NT: Inflation is the latest problem to afflict Palestinians, with food prices rising by around five percent. How is this going to affect the private sector?
JT: Palestinian products are already very expensive on the world market due to relatively high [labor] costs. Extra costs are going to make them even less competitive. Given the stranglehold that Israel has on trade going in and out of Palestine and the extra costs of raw materials and travel, I’d say the future is bleak.
NT: Douglas Alexander, British Member of Parliament, sees the recent Bethlehem Investment Conference as a “key milestone,” arguing that “aid and development bolster the peace process.” Do you see this conference as a progressive step?
JT: It is fair to say that there are mixed feelings about the investment conference. On a very basic level, investors are going to try to limit their risk by putting money into sound businesses. Given that there are so few profitable businesses, this is likely to just make the richest men in Palestine even richer. I am not convinced that it will really help those at the bottom — who is going to invest in Palestinian handicrafts or olive oil? I guess we will have to wait to see the long term outcomes, but — along with many Palestinians — I’m not really holding out much hope.
NT: Means of resisting economic colonization are extremely difficult. How is Freedom Clothing affecting change and what responsibilities should purchasers overseas have?

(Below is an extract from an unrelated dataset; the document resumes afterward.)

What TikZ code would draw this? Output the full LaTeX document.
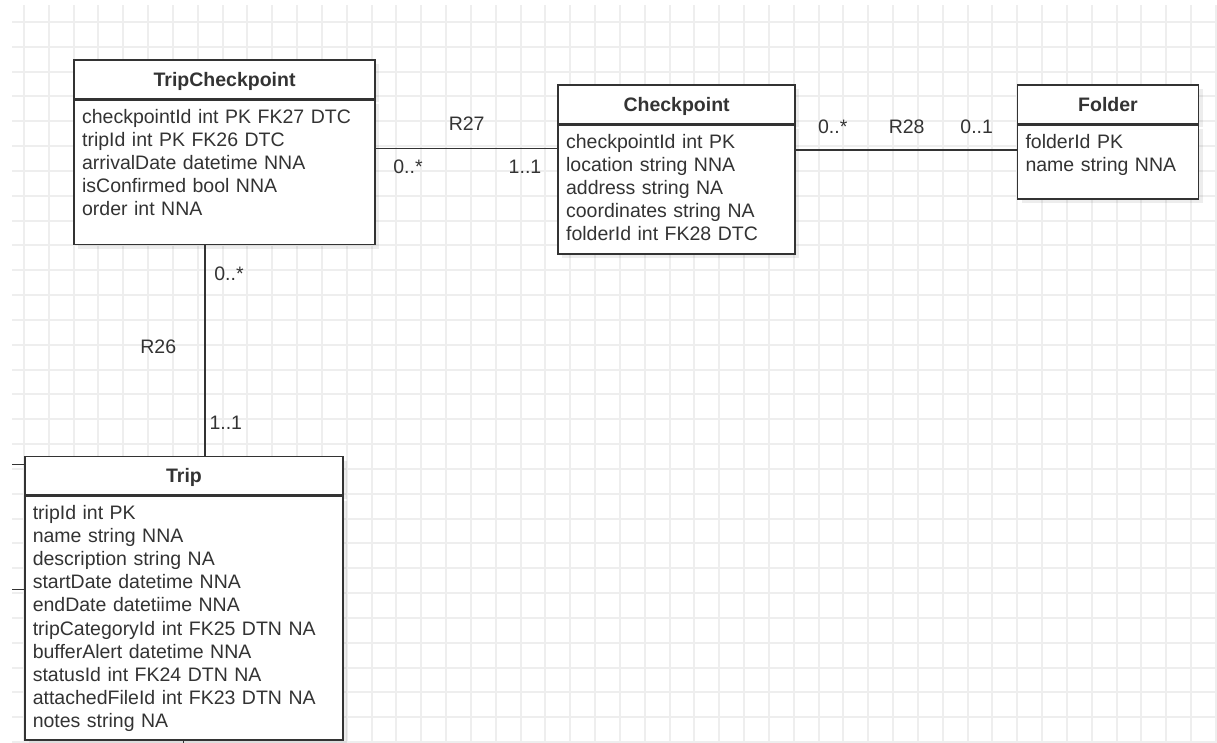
\documentclass[tikz,border=0pt]{standalone}
\usepackage{fontspec}
\setmainfont{Liberation Sans}
\usepackage{xcolor}
\usetikzlibrary{positioning,shadows}
\definecolor{inkgray}{HTML}{333333}
\definecolor{gridgray}{HTML}{EEEEEE}

\begin{document}
\begin{tikzpicture}[
  x=1pt, y=-1pt,
  font=\fontsize{19.5}{23.1}\selectfont, text=inkgray,
  gridline/.style={draw=gridgray, line width=2pt},
  entity/.style={draw=inkgray, line width=1.6pt, fill=white, anchor=north west,
    minimum height=38.4pt, inner sep=0pt, text height=14pt, text depth=0pt,
    font=\fontsize{19.5}{23.1}\selectfont\bfseries,
    drop shadow={shadow xshift=4pt, shadow yshift=-4pt, fill=black, opacity=0.07}},
  attrs/.style={draw=inkgray, line width=1.6pt, fill=white, align=left,
    inner xsep=8pt, inner ysep=8pt, text height=15pt,
    drop shadow={shadow xshift=4pt, shadow yshift=-4pt, fill=black, opacity=0.07}},
  link/.style={draw=inkgray, line width=1.3pt},
  mult/.style={inner sep=0pt}
]
\useasboundingbox (0,0) rectangle (1217,743);

% background grid
\foreach \k in {0,...,48}
  \draw[gridline] ({round(24+24.83*\k)},5) -- ({round(24+24.83*\k)},743);
\foreach \k in {0,...,29}
  \draw[gridline] (12,{round(22+24.83*\k)}) -- (1217,{round(22+24.83*\k)});

% entities
\node[entity, minimum width=301pt] (tcHead) at (73.3,59.3) {TripCheckpoint};
\node[attrs, text width=285pt, text depth=113.6pt, below=0pt of tcHead] (tcBody)
  {checkpointId int PK FK27 DTC\\tripId int PK FK26 DTC\\arrivalDate datetime NNA\\isConfirmed bool NNA\\order int NNA};

\node[entity, minimum width=237pt] (cpHead) at (557.3,84.3) {Checkpoint};
\node[attrs, text width=221pt, text depth=97.7pt, below=0pt of cpHead] (cpBody)
  {checkpointId int PK\\location string NNA\\address string NA\\coordinates string NA\\folderId int FK28 DTC};

\node[entity, minimum width=181pt] (folderHead) at (1016.7,84.3) {Folder};
\node[attrs, text width=165pt, text depth=43pt, below=0pt of folderHead] (folderBody)
  {folderId PK\\name string NNA};

\node[entity, minimum width=318.3pt] (tripHead) at (24,455.7) {Trip};
\node[attrs, text width=302.3pt, text depth=212.3pt, below=0pt of tripHead] (tripBody)
  {tripId int PK\\name string NNA\\description string NA\\startDate datetime NNA\\endDate datetiime NNA\\tripCategoryId int FK25 DTN NA\\bufferAlert datetime NNA\\statusId int FK24 DTN NA\\attachedFileId int FK23 DTN NA\\notes string NA};

% relations
\coordinate (r27) at (466,148.5);
\coordinate (r28) at (906,150);
\coordinate (r26) at (205,350);
\draw[link] (tcBody.east |- r27) -- (cpBody.west |- r27);
\draw[link] (cpBody.east |- r28) -- (folderBody.west |- r28);
\draw[link] (tcBody.south -| r26) -- (tripHead.north -| r26);

% stubs to entities outside the view
\coordinate (stubA) at (12,464.3);
\coordinate (stubB) at (12,589.3);
\coordinate (stubC) at (183.3,743);
\draw[link] (stubA) -- (stubA -| tripHead.west);
\draw[link] (stubB) -- (stubB -| tripBody.west);
\draw[link] (tripBody.south -| stubC) -- (stubC);

% labels
\node[mult] (r27Name) at (466.7,123.3) {R27};
\node[mult] (r27Src) at (408,166.7) {0..*};
\node[mult] (r27Dst) at (525,166.7) {1..1};
\node[mult] (r28Src) at (832.7,126.7) {0..*};
\node[mult] (r28Name) at (906.7,126.7) {R28};
\node[mult] (r28Dst) at (976.7,126.7) {0..1};
\node[mult] (r26Src) at (229,273.3) {0..*};
\node[mult] (r26Name) at (158.3,346.7) {R26};
\node[mult] (r26Dst) at (225.8,422.7) {1..1};
\end{tikzpicture}
\end{document}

JT: This is an important question and I’m not sure I can really answer adequately. Our attitude has been that it is important to bring ongoing work to Palestinian businesses and that we will try to do that in a way that helps not hurts those at the bottom of the economic pile. But the reality is that those things can be in conflict — and in an uncertain market with so few people actively attempting to buy Palestinian [products], there is little leverage to apply to affect change. I’d like to force increases in pay in the places we work, but recognize that without ongoing orders, that is unlikely to happen.
I think the main responsibility of overseas purchasers is to hold on to the hope of a better life for the Palestinians, particularly those forgotten at the bottom — which so many seem to have given up believing in — and to generate creative ideas about how to produce and sell things from Palestine that have a competitive edge. There must be many people around the world with expertise and knowledge of various markets which Palestinians could work in if they knew about it, but need help to change and help to gain knowledge of them. I often lie in bed at night and dream of a magic idea which would suddenly give Palestinians a competitive edge and [revitalize] the economy. But it hasn’t come yet.
Natasha Tsangarides is a freelance journalist based in London.